The simplest and cheapest heat exchanger design is one with hot flue gases on one side of a metal plate and the medium to be heated on the other. For the air heat exchanger, just as with the flue, it is important to maintain the same cross-section both outside and inside the stove, and a 3-inch duct is reasonable for piping hot air under the cabin sole and distributing it throughout the boat. This translates to the depth of the air heat exchanger also being 7/16 inches. It may at first seem strange that the cold air is pumped in at the top, since hot air rises, but this makes no difference since it then has to be forced under the cabin sole anyway.
For the water heat exchanger, the flow is much slower because of the very high heat capacitance of water, and matching the cross-section of the input and output pipes to the cross-section of the heat exchanger is unnecessary. Above the stovetop, the flue forms a square box, insulated on the front. It shares its back wall with the water heat exchanger box, which has a couple of nipples welded to it for letting water in and out.

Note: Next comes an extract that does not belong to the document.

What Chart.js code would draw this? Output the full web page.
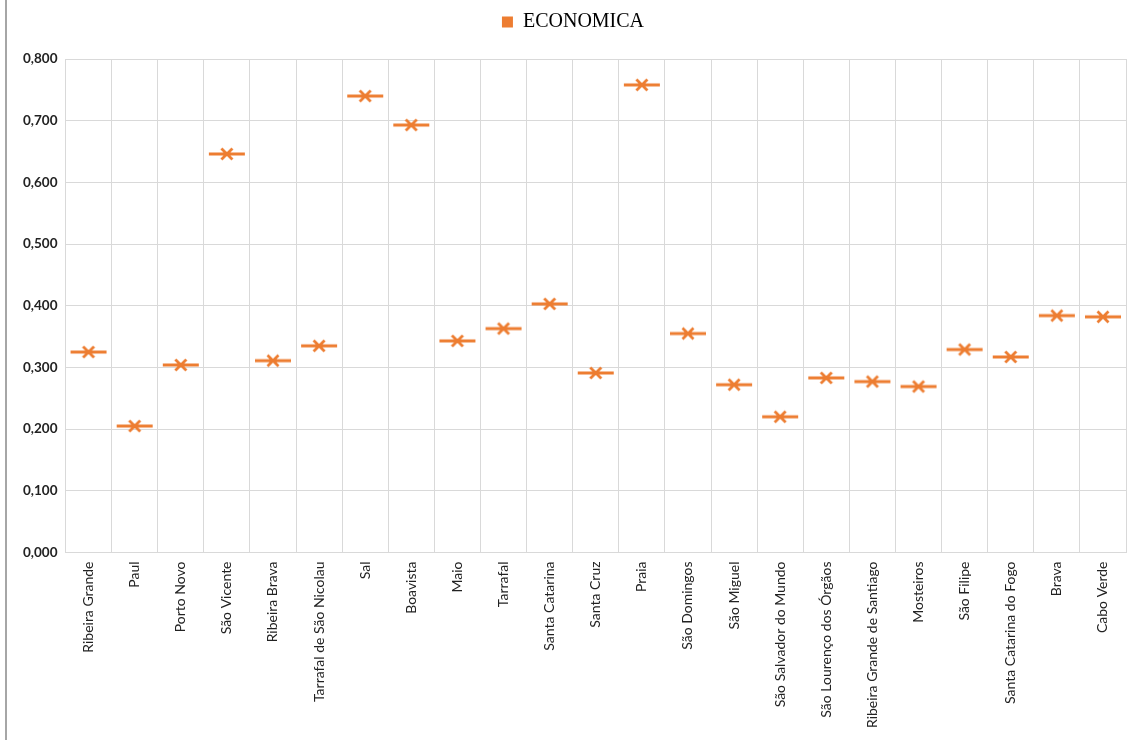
<!DOCTYPE html>
<html>
<head>
<meta charset="utf-8">
<script src="https://cdn.jsdelivr.net/npm/chart.js@4/dist/chart.umd.min.js"></script>
<style>
  body { margin: 0; background: #fff; }
  #wrap { position: relative; width: 1131px; height: 740px; }
  #frame { position: absolute; left: 5px; top: 0; width: 2px; height: 740px; background: #a6a6a6; }
</style>
</head>
<body>
<div id="wrap">
  <div id="frame"></div>
  <canvas id="myChart" width="1131" height="740"></canvas>
</div>
<script>
const categorias = ['Ribeira Grande', 'Paul', 'Porto Novo', 'São Vicente', 'Ribeira Brava',
  'Tarrafal de São Nicolau', 'Sal', 'Boavista', 'Maio', 'Tarrafal', 'Santa Catarina',
  'Santa Cruz', 'Praia', 'São Domingos', 'São Miguel', 'São Salvador do Mundo',
  'São Lourenço dos Órgãos', 'Ribeira Grande de Santiago', 'Mosteiros', 'São Filipe',
  'Santa Catarina do Fogo', 'Brava', 'Cabo Verde'];
const economica = [0.325, 0.205, 0.304, 0.646, 0.311, 0.335, 0.740, 0.693, 0.343, 0.363, 0.403,
  0.291, 0.758, 0.355, 0.272, 0.220, 0.283, 0.277, 0.269, 0.329, 0.317, 0.384, 0.382];
const yTicks = [0, 0.1, 0.2, 0.3, 0.4, 0.5, 0.6, 0.7, 0.8];

const laranja = '#ED7D31';

// marcador: traço horizontal com um x por cima
const marca = document.createElement('canvas');
marca.width = 40; marca.height = 16;
const m = marca.getContext('2d');
m.strokeStyle = laranja;
m.lineWidth = 2.8;
m.beginPath();
m.moveTo(2, 8); m.lineTo(38, 8);
m.moveTo(14.5, 2.5); m.lineTo(25.5, 13.5);
m.moveTo(25.5, 2.5); m.lineTo(14.5, 13.5);
m.stroke();

// espaço extra abaixo da legenda
const espacoLegenda = {
  id: 'espacoLegenda',
  beforeInit(chart) {
    const fitOriginal = chart.legend.fit;
    chart.legend.fit = function() {
      fitOriginal.bind(chart.legend)();
      this.height += 17;
    };
  }
};

const ctx = document.getElementById('myChart');

new Chart(ctx, {
  type: 'line',
  data: {
    labels: categorias,
    datasets: [{
      label: 'ECONOMICA',
      data: economica,
      showLine: false,
      pointStyle: marca,
      backgroundColor: laranja,
      borderColor: laranja
    }]
  },
  plugins: [espacoLegenda],
  options: {
    responsive: false,
    animation: false,
    layout: { padding: { left: 15, right: 0, top: 0, bottom: 3 } },
    plugins: {
      legend: {
        display: true,
        position: 'top',
        labels: {
          boxWidth: 11,
          boxHeight: 11,
          color: '#222',
          font: { family: '"Liberation Serif", serif', size: 20 },
          padding: 12,
          generateLabels: function(chart) {
            return [{ text: 'ECONOMICA', fillStyle: laranja, strokeStyle: laranja, lineWidth: 0, datasetIndex: 0 }];
          }
        }
      },
      tooltip: { enabled: false }
    },
    scales: {
      x: {
        offset: true,
        grid: { offset: true, color: '#d9d9d9', lineWidth: 1, drawTicks: false },
        border: { color: '#d9d9d9' },
        ticks: {
          autoSkip: false,
          maxRotation: 90,
          minRotation: 90,
          padding: 9,
          color: '#222',
          font: { family: 'Lato, "Open Sans", sans-serif', size: 14 }
        }
      },
      y: {
        min: 0,
        max: 0.8,
        afterBuildTicks: function(axis) {
          axis.ticks = yTicks.map(v => ({ value: v }));
        },
        grid: { color: '#d9d9d9', lineWidth: 1, drawTicks: false },
        border: { color: '#d9d9d9' },
        ticks: {
          padding: 8,
          color: '#222',
          font: { family: 'Lato, "Open Sans", sans-serif', size: 13.5, weight: 'bold' },
          callback: function(value) {
            return value.toFixed(3).replace('.', ',');
          }
        }
      }
    }
  }
});
</script>
</body>
</html>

It is a given that the water heater will generate some amount of steam, and this steam has to be released. It is also a given that quite a lot of the time the water heater will not be used, and the stove’s sole job will be to heat air. This will make it necessary to vent the steam and to let the heat exchanger stand empty.

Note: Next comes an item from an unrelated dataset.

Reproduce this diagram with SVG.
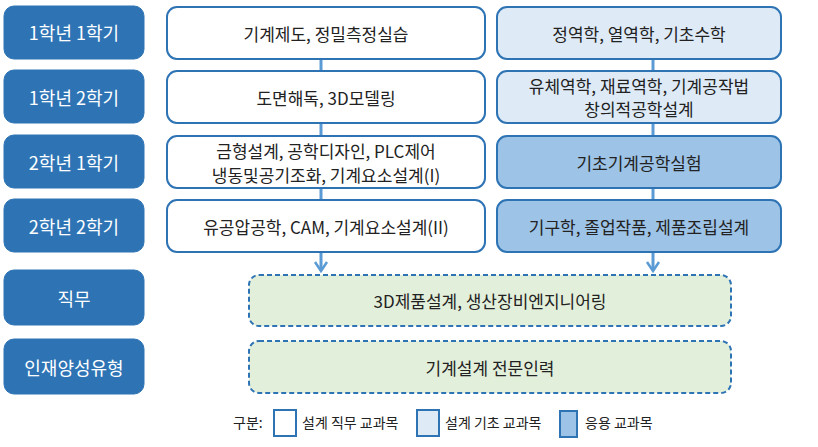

For this, I am thinking of doing the following.
A demand pump set to 16 psi injects cold water from the fresh water tanks directly into the hot water tank until the air release valve located near the top of the tank starts spitting water and is manually closed. The air release valve is connected to a nipple located a couple of inches from the top of the hot water tank, leaving an air pocket at the top that allows it to operate as an expansion tank, absorbing excess pressure periodically generated by steam. The demand pump keeps the tank permanently near full and pressurized as water is drawn from it. So far, this is just a pressurized cold water system with a reserve tank.

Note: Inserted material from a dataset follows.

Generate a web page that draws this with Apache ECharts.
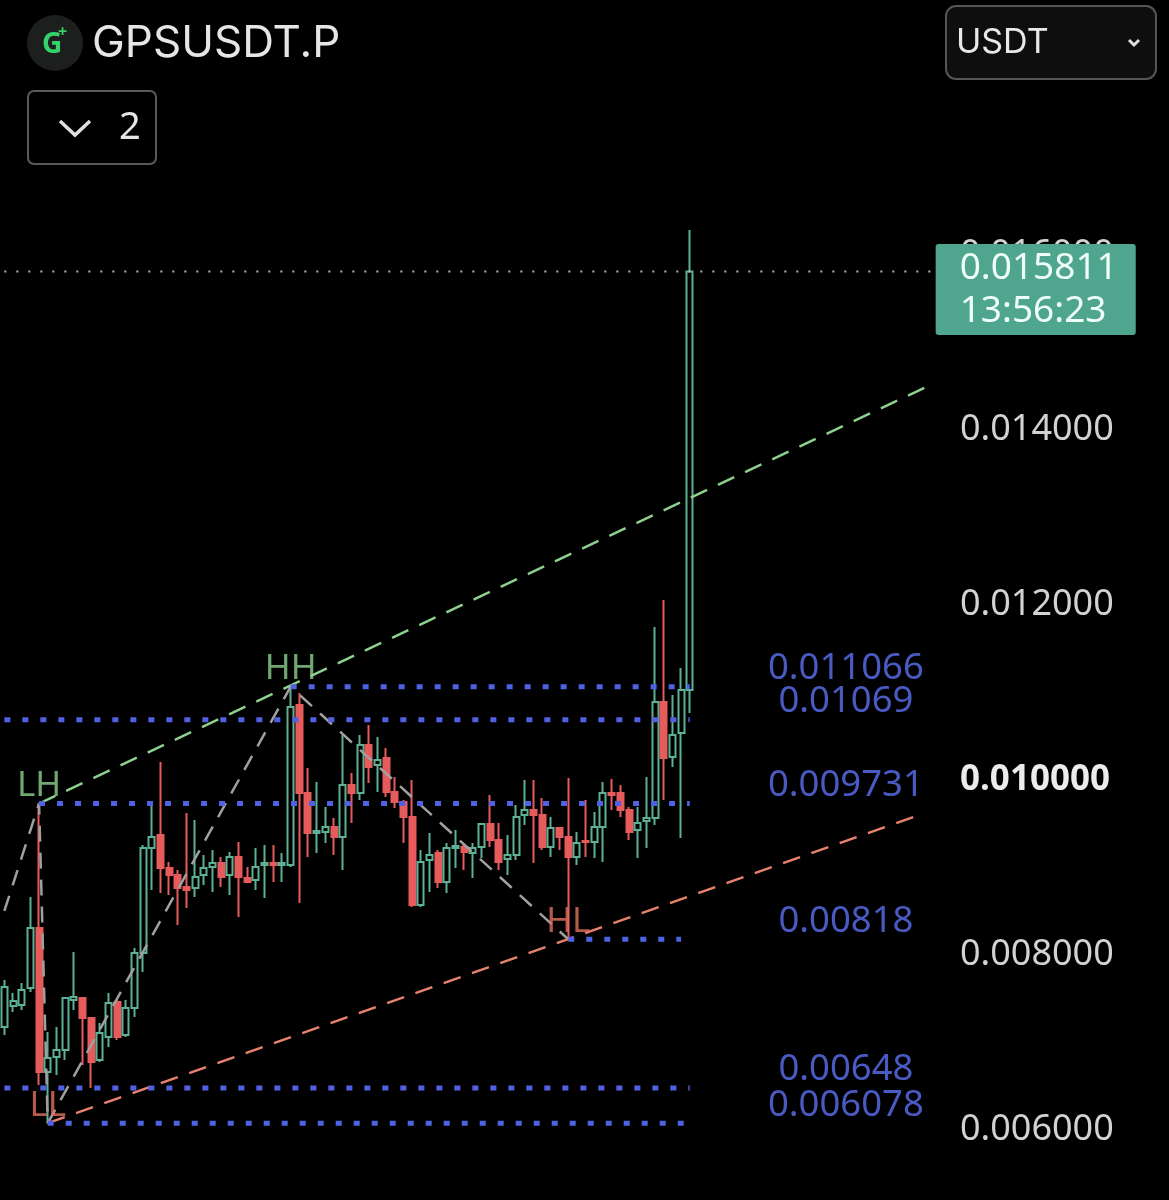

When the stove temperature sensor reads above 80ºC, a second pump starts injecting water from the hot water tank into the top of the heat exchanger. This is not a demand pump but a simple circulator pump, and it doesn’t particularly care what pressure it’s generating (up to a point). The heated water drains out of the bottom of the heat exchanger and back into the hot water tank through a check valve. It keeps running until a temperature sensor in the hot water tank reads above 80ºC.
It is at that point—when the circulator pump stops running—that an interesting series of events has to unfold, because the remaining water trapped inside the heat exchanger starts to boil and generate steam. Steam pressure forces most of the water remaining in the heat exchanger down into the hot water tank. As steam pressure in the heat exchanger continues to increase, the pressure relief valve opens and vents the steam.
As steam is being vented, pressure in the heat exchanger falls below 16 psi but the check valve keeps water from being forced back up into the heat exchanger. The heat exchanger then stands mostly empty (if the check valve leaks a bit, the pressure relief valve will periodically produce puffs of steam) until the hot water tank cools down below 80ºC, and if at that point the stove is still above 80ºC the circulator pump starts squirting water into the heat exchanger again. After some amount of hissing, during which the heat exchanger generates steam, the hissing stops and water starts being heated again.